La seconda parte incomincia con l'altra canzone "capitano", ossia "My God". Essa inizia con versi quieti ma costituiti da parole forti, quasi si fosse in preda a rabbia repressa, per poi esplodere in un grido spietato ma razionale e minuziosamente incanalato per tutta la sua ira in un ritornello irresistibile, che raggela il sangue; il motivo di tanto furore si trova nella natura anti-clericale (ma non certo anti-cristiana) del Pifferaio Magico. Segue quindi l'ironica ed orecchiabile "Hymn 43", e la bella "Slipstream" che verte sul tema della Morte. Tale traccia è sorella di "Cheap Day Return" per la sua calma e brevità.
"Locomotive Breath", la canzone ventura, è inimitabile per la sua bellezza come ugualmente è irresistibile la dolce "Wind Up", che si scaglia dolcemente ma con rabbia contro le ipocrisie borghesi, che accenna a chi nella Vita non è riuscito, e che ancora una volta grida contro la Chiesa despota e ingiusta.
L'album seguirà alcuni bonus traks ("Lick Your Fingers Clean", "Wind Up (Quad Version)", "Songs For Jeffrey", "Fat Man" e la bella "Bourée") più un'intervista a Jan Anderson.

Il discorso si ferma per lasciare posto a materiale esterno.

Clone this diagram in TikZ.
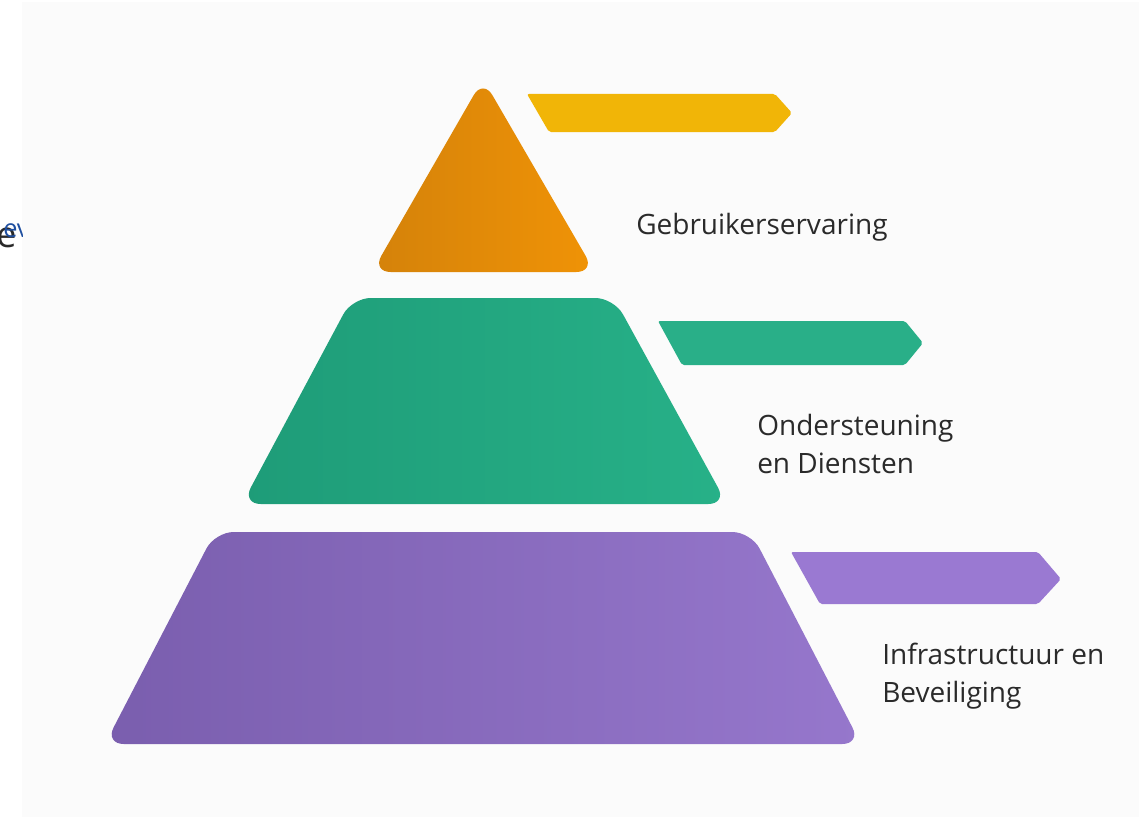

In generale è un album commovente e profondo che richiede un grande numero di ascolti per essere apprezzato in tutta la sua grandezza anche se molti ritornelli abili e peculiari saltano subito all'orecchio; "Aqualung" piacerà soprattutto a chi ama particolarmente l'epoca del Medioevo perchè senza dubbio si può annusare specialmente nelle ultime canzoni il fascino medievale inglese, la tematica del girovago e del menestrello, la calda atmosfera delle taverne e delle osterie.
Anche se ovviamente il genere musicale non può essere più differente, mi sentirei di paragonarlo ad altre perle come Aion e The Serpent's Egg, dei Dead Can Dance, data l'attinenza del contesto, il Medioevo appunto.
Come l'eterea Lisa Gerrard sibila con incredibile avvenenza i suoi Capolavori, così il grande Jan suona con incredibile destrezza il suo flauto, consci entrambi di risvegliare al meravigliato ascoltatore epoche lontane, tempi remoti e culture diverse.